December 25th is Christmas all around the world,
whether people use the Julian calendar or the Gregorian. But in the southern hemisphere,
December is a time for going to the beach, not for dreaming of a white
Christmas or listening to hear sleigh bells in the snow or rejoicing that the
winter solstice, the longest night of the year, has passed. Christians (and the ancient
Romans who pretty much quit celebrating Saturnalia nearly two thousand years
ago) are the only people who have a major holiday at the end of December every
year. People may believe they’re demonstrating
more sensitivity toward their non-Christian friends and neighbors if they say
“Happy Holidays” instead of “Merry Christmas” but all they’re demonstrating, at
best, is naiveté. If they know
anything about other religions, or if they care a figgy pudding to learn, then
they’ll know Ramadan is a movable feast, falling in July or June or thereabouts
for the next several years, and the biggest Jewish holiday season, the one that
lasts nearly a month, usually begins on the first full moon after the school
year begins (in September or perhaps October). For this year and the next couple of years, both Diwali and
the minor Jewish holiday of Hanukkah are already over before Christian people’s
“happy holidays” greetings hit in full force.
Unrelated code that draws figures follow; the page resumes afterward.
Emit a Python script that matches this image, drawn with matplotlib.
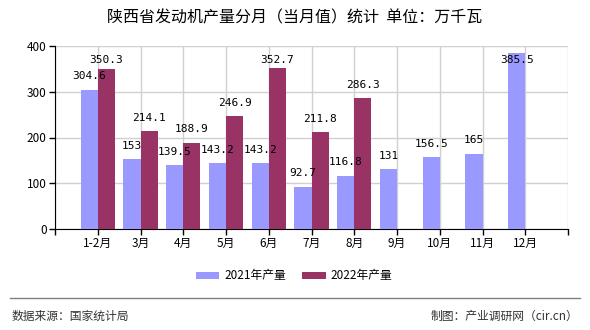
import matplotlib
matplotlib.use("Agg")
import matplotlib.pyplot as plt
import numpy as np

plt.rcParams["font.family"] = ["Noto Sans CJK SC", "DejaVu Sans"]

months = ["1-2月", "3月", "4月", "5月", "6月", "7月", "8月", "9月", "10月", "11月", "12月"]
output_2021 = [304.6, 153, 139.5, 143.2, 143.2, 92.7, 116.8, 131, 156.5, 165, 385.5]
output_2022 = [350.3, 214.1, 188.9, 246.9, 352.7, 211.8, 286.3]
series_names = ["2021年产量", "2022年产量"]
yticks = [0, 100, 200, 300, 400]

C2021 = "#9999FF"
C2022 = "#993366"

fig = plt.figure(figsize=(5.9, 3.3), dpi=100)
ax = fig.add_axes([55 / 590, 1 - 229 / 330, 513 / 590, 183 / 330])

x = np.arange(1, len(months) + 1)
w = 0.4
ax.bar(x[:len(output_2021)] - w / 2, output_2021, width=w, color=C2021, zorder=3, label=series_names[0])
x22 = x[:len(output_2022)]
ax.bar(x22 + w / 2, output_2022, width=w, color=C2022, zorder=3, label=series_names[1])


def put_label(xpos, v):
    # value label above the bar, kept inside the plot area
    y = min(v + 18, 358)
    ax.text(xpos, y, f"{v:g}", ha="center", va="bottom", fontsize=8,
            family="DejaVu Sans Mono", zorder=4)


for xi, v in zip(x, output_2021):
    put_label(xi - w / 2, v)
for xi, v in zip(x22, output_2022):
    put_label(xi + w / 2, v)

ax.set_xlim(0, len(months) + 1)
ax.set_ylim(0, 400)
ax.set_xticks(np.arange(0, len(months) + 2))
ax.set_xticklabels([""] + months + [""], fontsize=8.5)
ax.set_yticks(yticks)
ax.set_yticklabels([str(t) for t in yticks], fontsize=8.5)
ax.grid(True, color="#d0d0d0", linewidth=1, zorder=0)
for s in ["top", "right"]:
    ax.spines[s].set_visible(False)
ax.spines["left"].set_color("black")
ax.spines["bottom"].set_color("black")
ax.tick_params(axis="both", length=4, width=1, color="black", pad=2)

fig.text(0.5, 1 - 18 / 330, "陕西省发动机产量分月（当月值）统计  单位：万千瓦",
         ha="center", va="center", fontsize=11.5)

handles, labels = ax.get_legend_handles_labels()
fig.legend(handles, labels, loc="center", bbox_to_anchor=(294 / 590, 1 - 276 / 330), ncol=2,
           frameon=False, fontsize=8.5, handlelength=2.0, handleheight=0.6, columnspacing=1.4,
           handletextpad=0.4)

fig.add_artist(plt.Line2D([10 / 590, 580 / 590], [1 - 298 / 330, 1 - 298 / 330],
                          color="#808080", linewidth=1))
fig.text(12 / 590, 1 - 316 / 330, "数据来源：国家统计局", ha="left", va="center", fontsize=8.5, color="#333333")
fig.text(578 / 590, 1 - 316 / 330, "制图：产业调研网（cir.cn）", ha="right", va="center", fontsize=8.5, color="#333333")

fig.savefig("out.png", dpi=100)
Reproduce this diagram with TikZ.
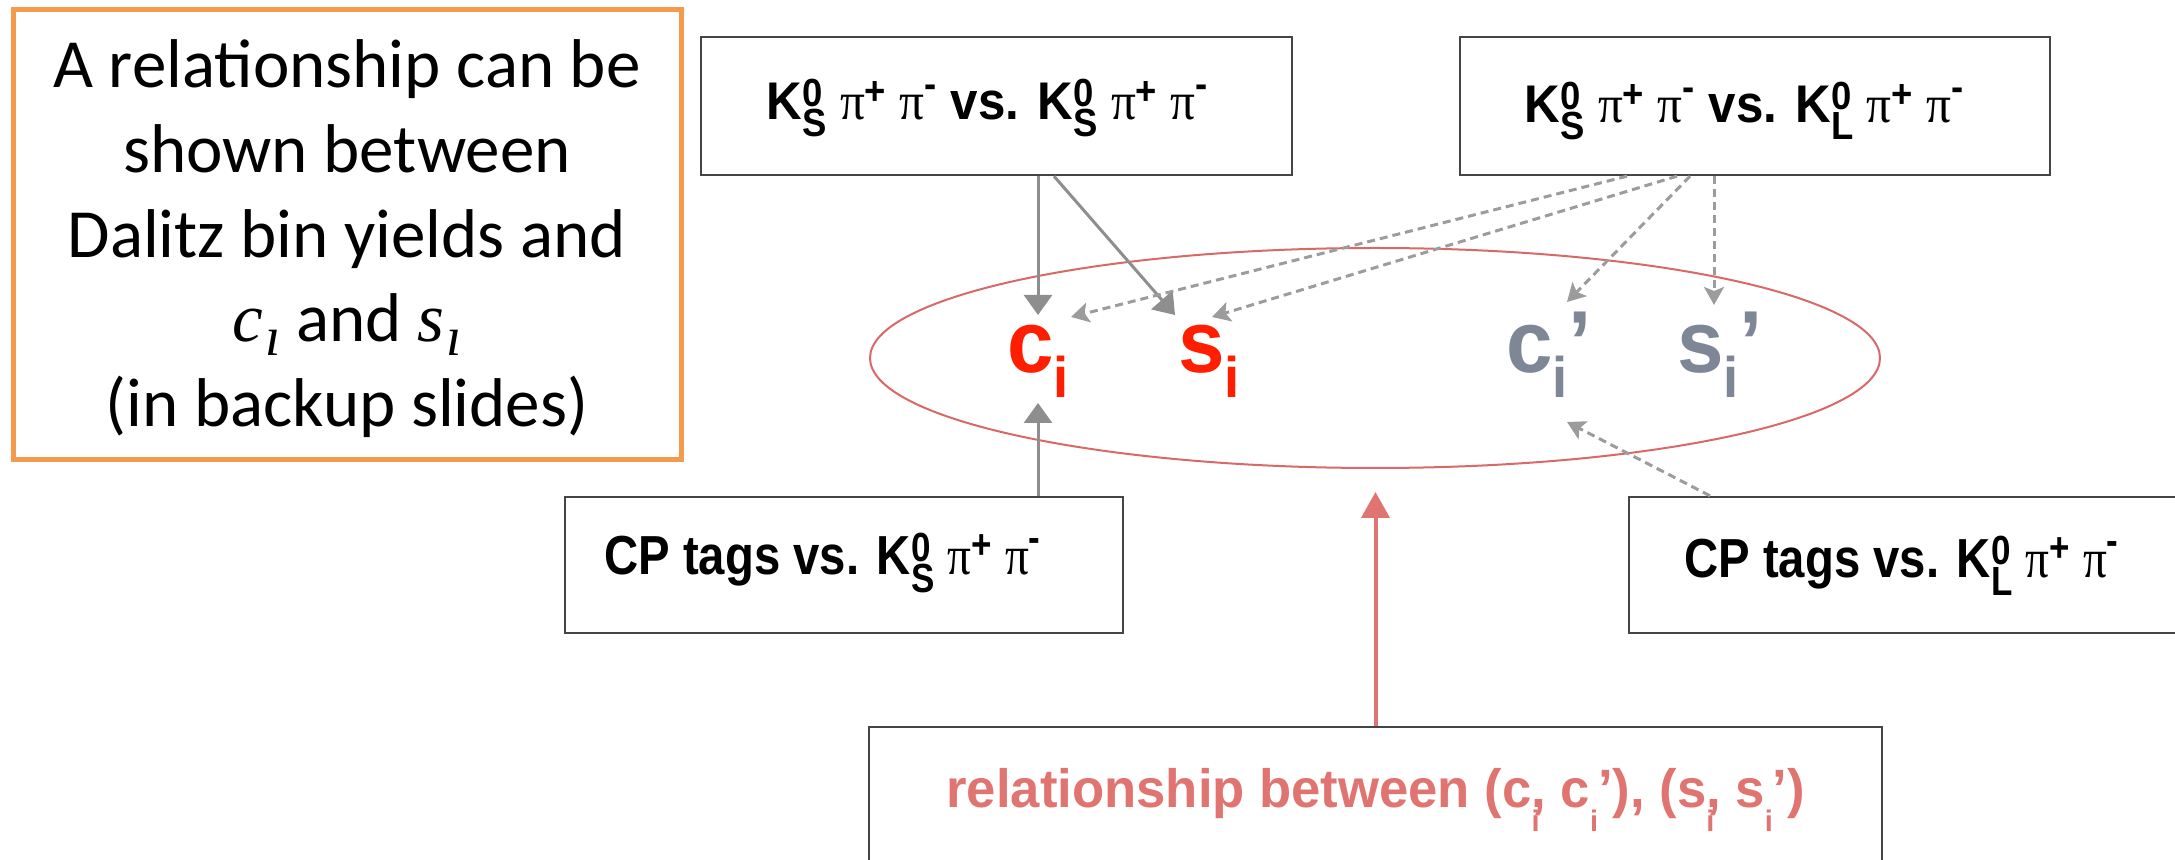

I have faced the frustration of trying to buy new dresses
for myself or my children to wear on the Jewish High Holidays, only to discover
that all they have in the stock are totally inappropriate evening gowns or
skimpy little summer dresses on close-out. When I ask store clerks where to find what I want, they tell
me, “Oh, we won’t get anything like that in until ‘The Holiday!’” “Yes,” I want to tell them, “the
holiday is next week, and that’s why I’m shopping for holiday dresses today and
not three months from now.”
I hate to sound like an Ebenezer Scrooge, but I wish people
would time their “Happy Holiday” greetings to coincide with actual
holidays. Of course most people
who only see fit to wish others a happy holiday during the Christmas season are
not being deliberately insensitive, but I don’t see the “You should celebrate
your holidays when I celebrate my holidays” message as any improvement over the
“You should celebrate the same holidays I celebrate” message. It’s like saying “People should
celebrate birthdays only when I have my birthday.” If they want to share their enthusiasm for Christmas with
me, I think it’s more honest to just come out and say so.